Verification on our ideas listHere’s what an objective verification process looks like based on our previous ideas list.
  • We could implement pay with Amazon to reduce the need for the customer to enter additional details
    //Has potential, we’d need to pay additional fees to Amazon but it’s likely most of our users have an Amazon account
  • We could collect less personal identifying details to speed up the process and reduce friction
    //Again, good idea, there’s no need to collect this information for marketing purposes if we’re not making sales
  • We could create a one-click checkout for existing customers or account holders from payment gateways
    //Doesn’t solve the immediate problem, we need something more global and beneficial for all users
  • We could incentivise users who’ve been on the site for a certain amount of time with a discount code
    //Devaluing the product isn’t necessarily a fix for the checkout process, if a user hasn’t converted after x minutes then value proposition issue
  • We could allow users to return to the checkout process if they abandon their cart by saving their progress
    //Seems intrusive but could work, this is more of a job for the marketing team to test and feedback on though
  • We could add fun animations and illustrations to make the process more bearable and exciting
    //Could work, there’s no harm in adding this in if there’s an appropriate use case for this and it’s not time–consuming
  • We could create an illusion of a shorter checkout through staggering the larger steps into smaller bitesize steps
    //Has potential, but we’d need to do a lot of testing here to get it right, this could be something for later down the line
  • We could get customer to add some of their delivery information when they add an item to their shopping basket
    //This is an interesting idea, if we implement this correctly, it’ll also create an investment effect towards the purchase
  • We could get gather some personal details from Google if they’re signed in to their gmail account
    //Not sure if possible or even how to go about this in a way that isn’t seen as a dark pattern
  • We could checkout with Stripe or Paypal to shorten the process, mimicking some competitor sites.
    //Similar to Amazon, this could work. Paypal wouldn’t require too much additional tweaking to add to the existing checkout flow
Already, it’s clear that verification sets apart the stronger ideas from the weaker ideas.
From here, we’re able to take the better ideas and move them into the final stage of the creative process.

Exploration Creates Abundance

This is where the ideas we’ve verified as possible and plausible solution are implemented.
This process is exciting and often leads to the evolution of new ideas. Why? Because on paper, every good idea could work if it meets set criteria.
Unfortunately (and fortunately) during implementation you’ll run into a whole host of problems that previously never existed.
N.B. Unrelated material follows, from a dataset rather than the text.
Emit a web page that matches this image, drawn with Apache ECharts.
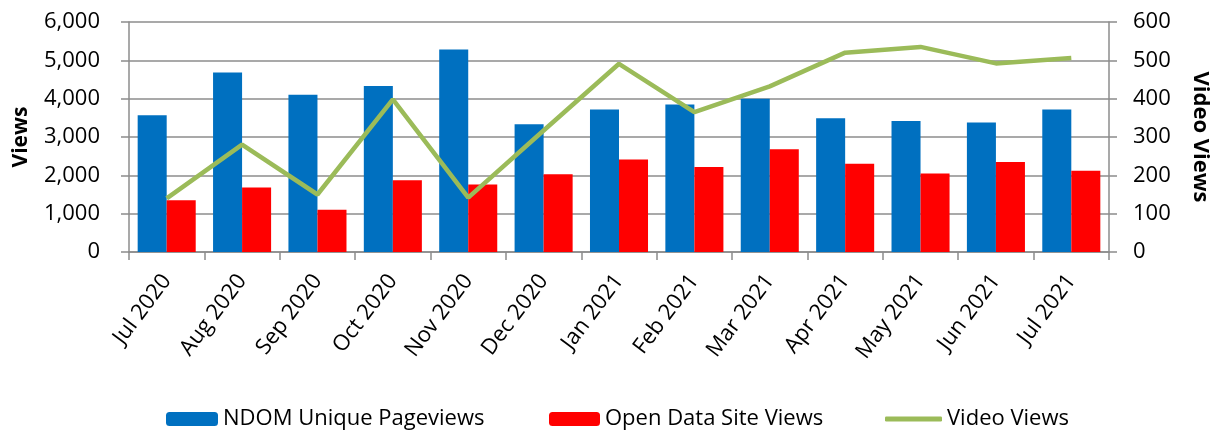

Now, additional problems aren’t necessarily a bad thing. Creativity tends to thrive under constraints (as long as they exist for the right reasons). So look at the additional challenges during exploration as a way to continue improving your ideas.
Let’s say the most obvious challenge to implementing this solution, is that it’s an extra step for customers to take before the checkout—so, what can we do to make this additional step worthwhile?
  • Implement a system that offers free delivery to the locations of users that bounce the most.
  • Implement a system that offers free delivery to all users once they’ve entered their postcode.
  • Implement a system that checks their postcode, offers free delivery and then autocompletes all address information (as much as possible during the checkout process).
Do you see the evolution of ideas? It’s interesting that from such a simple problem, we’ve managed to create an entirely unique solution which is likely to deliver interesting results.
Exploration never ends, and in a way, the entire ISIIVE process is incredibly circular.
Exploration will bring about new and exciting ideas, as well as new and exciting problems to solve (which ultimately restarts the process).